- Exercise instructions -
Working from the top of the listing below, retype each line through the line containing "YAxis, CartesianGrid, Legend", both included, with no pictures.

+++ Supplied material +++

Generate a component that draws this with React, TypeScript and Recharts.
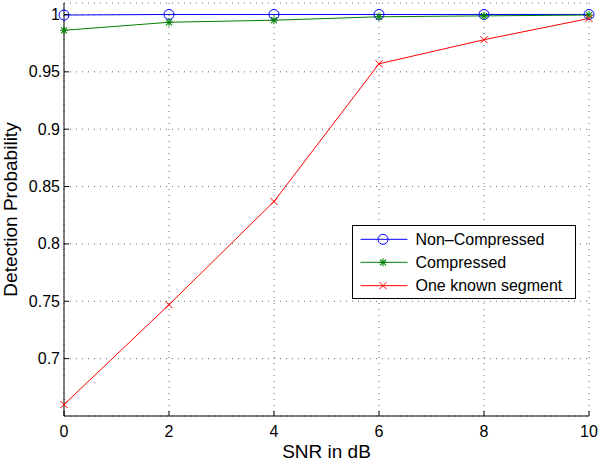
import { LineChart, Line, XAxis, YAxis, CartesianGrid, Legend } from 'recharts';

const snr = [0, 2, 4, 6, 8, 10];
const nonCompressed = [0.9995, 1, 1, 1, 1, 1];
const compressed = [0.9862, 0.9932, 0.995, 0.998, 0.9988, 0.9995];
const oneKnownSegment = [0.66, 0.747, 0.837, 0.957, 0.978, 0.9965];

const xTicks = [0, 2, 4, 6, 8, 10];
const yTicks = [0.7, 0.75, 0.8, 0.85, 0.9, 0.95, 1];

const seriesNames = ['Non\u2013Compressed', 'Compressed', 'One known segment'];
const seriesColors = ['#0000ff', '#008000', '#ff0000'];

const data = snr.map((s, i) => ({
    snr: s,
    nonCompressed: nonCompressed[i],
    compressed: compressed[i],
    oneKnown: oneKnownSegment[i],
}));

const FONT = '"Liberation Sans", Arial, Helvetica, sans-serif';
const TICK = 5;

function Circle({ cx, cy, color }: any) {
    return <circle cx={cx} cy={cy} r={5} fill="none" stroke={color} strokeWidth={1} />;
}

function Star({ cx, cy, color }: any) {
    const s = 4;
    const d = 3;
    return (
        <g stroke={color} strokeWidth={1.1}>
            <line x1={cx - s} y1={cy} x2={cx + s} y2={cy} />
            <line x1={cx} y1={cy - s} x2={cx} y2={cy + s} />
            <line x1={cx - d} y1={cy - d} x2={cx + d} y2={cy + d} />
            <line x1={cx - d} y1={cy + d} x2={cx + d} y2={cy - d} />
        </g>
    );
}

function Cross({ cx, cy, color }: any) {
    const s = 3.5;
    return (
        <g stroke={color} strokeWidth={1}>
            <line x1={cx - s} y1={cy - s} x2={cx + s} y2={cy + s} />
            <line x1={cx - s} y1={cy + s} x2={cx + s} y2={cy - s} />
        </g>
    );
}

const markers = [Circle, Star, Cross];

function BottomTick({ x, y, payload }: any) {
    return (
        <g>
            <line x1={x} y1={y} x2={x} y2={y - TICK} stroke="#000" />
            <text x={x} y={y + 21} textAnchor="middle" fontSize={16} fontFamily={FONT} fill="#000">
                {payload.value}
            </text>
        </g>
    );
}

function LeftTick({ x, y, payload }: any) {
    return (
        <g>
            <line x1={x} y1={y} x2={x + TICK} y2={y} stroke="#000" />
            <text x={x - 4} y={y + 5.5} textAnchor="end" fontSize={16} fontFamily={FONT} fill="#000">
                {payload.value}
            </text>
        </g>
    );
}

function TopTick({ x, y }: any) {
    return <line x1={x} y1={y} x2={x} y2={y + TICK} stroke="#000" />;
}

function RightTick({ x, y }: any) {
    return <line x1={x} y1={y} x2={x - TICK} y2={y} stroke="#000" />;
}

function LegendBox() {
    const rows = [14.3, 37.3, 60.7];
    return (
        <svg width={224} height={74} style={{ display: 'block' }}>
            <rect x={0.5} y={0.5} width={223} height={73} fill="#fff" stroke="#000" />
            {seriesNames.map((name, i) => {
                const M = markers[i];
                return (
                    <g key={name}>
                        <line x1={8.5} y1={rows[i]} x2={55.5} y2={rows[i]} stroke={seriesColors[i]} />
                        <M cx={31} cy={rows[i]} color={seriesColors[i]} />
                        <text x={63.5} y={rows[i] + 5.5} fontSize={16} fontFamily={FONT} fill="#000">
                            {name}
                        </text>
                    </g>
                );
            })}
        </svg>
    );
}

export default function App() {
    return (
        <div style={{ position: 'absolute', left: 0, top: 0, background: '#fff' }}>
            <LineChart width={600} height={463} data={data} margin={{ top: 3, right: 11, left: 0, bottom: 0 }}>
                <CartesianGrid stroke="#666" strokeDasharray="1 5" />
                <XAxis
                    dataKey="snr"
                    type="number"
                    domain={[0, 10]}
                    ticks={xTicks}
                    interval={0}
                    height={47}
                    tickSize={0}
                    tickMargin={0}
                    tick={<BottomTick />}
                    axisLine={{ stroke: '#000' }}
                    label={{
                        content: ({ viewBox }: any) => (
                            <text
                                x={viewBox.x + viewBox.width / 2}
                                y={viewBox.y + viewBox.height - 5}
                                textAnchor="middle"
                                fontSize={19}
                                fontFamily={FONT}
                                fill="#000"
                            >
                                SNR in dB
                            </text>
                        ),
                    }}
                />
                <XAxis
                    xAxisId="top"
                    orientation="top"
                    dataKey="snr"
                    type="number"
                    domain={[0, 10]}
                    ticks={xTicks}
                    interval={0}
                    height={0}
                    tickSize={0}
                    tickMargin={0}
                    tick={<TopTick />}
                    axisLine={{ stroke: '#000' }}
                />
                <YAxis
                    type="number"
                    domain={[0.65, 1.01]}
                    ticks={yTicks}
                    interval={0}
                    width={64}
                    tickSize={0}
                    tickMargin={0}
                    tick={<LeftTick />}
                    axisLine={{ stroke: '#000' }}
                    allowDataOverflow
                    label={{
                        content: ({ viewBox }: any) => {
                            const cx = viewBox.x + 17;
                            const cy = viewBox.y + viewBox.height / 2;
                            return (
                                <text
                                    x={cx}
                                    y={cy}
                                    transform={`rotate(-90 ${cx} ${cy})`}
                                    textAnchor="middle"
                                    fontSize={19}
                                    fontFamily={FONT}
                                    fill="#000"
                                >
                                    Detection Probability
                                </text>
                            );
                        },
                    }}
                />
                <YAxis
                    yAxisId="right"
                    orientation="right"
                    type="number"
                    domain={[0.65, 1.01]}
                    ticks={yTicks}
                    interval={0}
                    width={0}
                    tickSize={0}
                    tickMargin={0}
                    tick={<RightTick />}
                    axisLine={{ stroke: '#000' }}
                />
                <Line
                    dataKey="nonCompressed"
                    stroke={seriesColors[0]}
                    strokeWidth={1}
                    dot={(p: any) => <Circle key={`a${p.index}`} cx={p.cx} cy={p.cy} color={seriesColors[0]} />}
                    activeDot={false}
                    isAnimationActive={false}
                />
                <Line
                    dataKey="compressed"
                    stroke={seriesColors[1]}
                    strokeWidth={1}
                    dot={(p: any) => <Star key={`b${p.index}`} cx={p.cx} cy={p.cy} color={seriesColors[1]} />}
                    activeDot={false}
                    isAnimationActive={false}
                />
                <Line
                    dataKey="oneKnown"
                    stroke={seriesColors[2]}
                    strokeWidth={1}
                    dot={(p: any) => <Cross key={`c${p.index}`} cx={p.cx} cy={p.cy} color={seriesColors[2]} />}
                    activeDot={false}
                    isAnimationActive={false}
                />
                <Legend
                    layout="vertical"
                    align="center"
                    verticalAlign="middle"
                    content={() => <LegendBox />}
                    wrapperStyle={{ left: 352, top: 225, width: 224, height: 74 }}
                />
            </LineChart>
        </div>
    );
}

+++

- Result -
Generate a component that draws this with React, TypeScript and Recharts.
import { LineChart, Line, XAxis, YAxis, CartesianGrid, Legend } from 'recharts';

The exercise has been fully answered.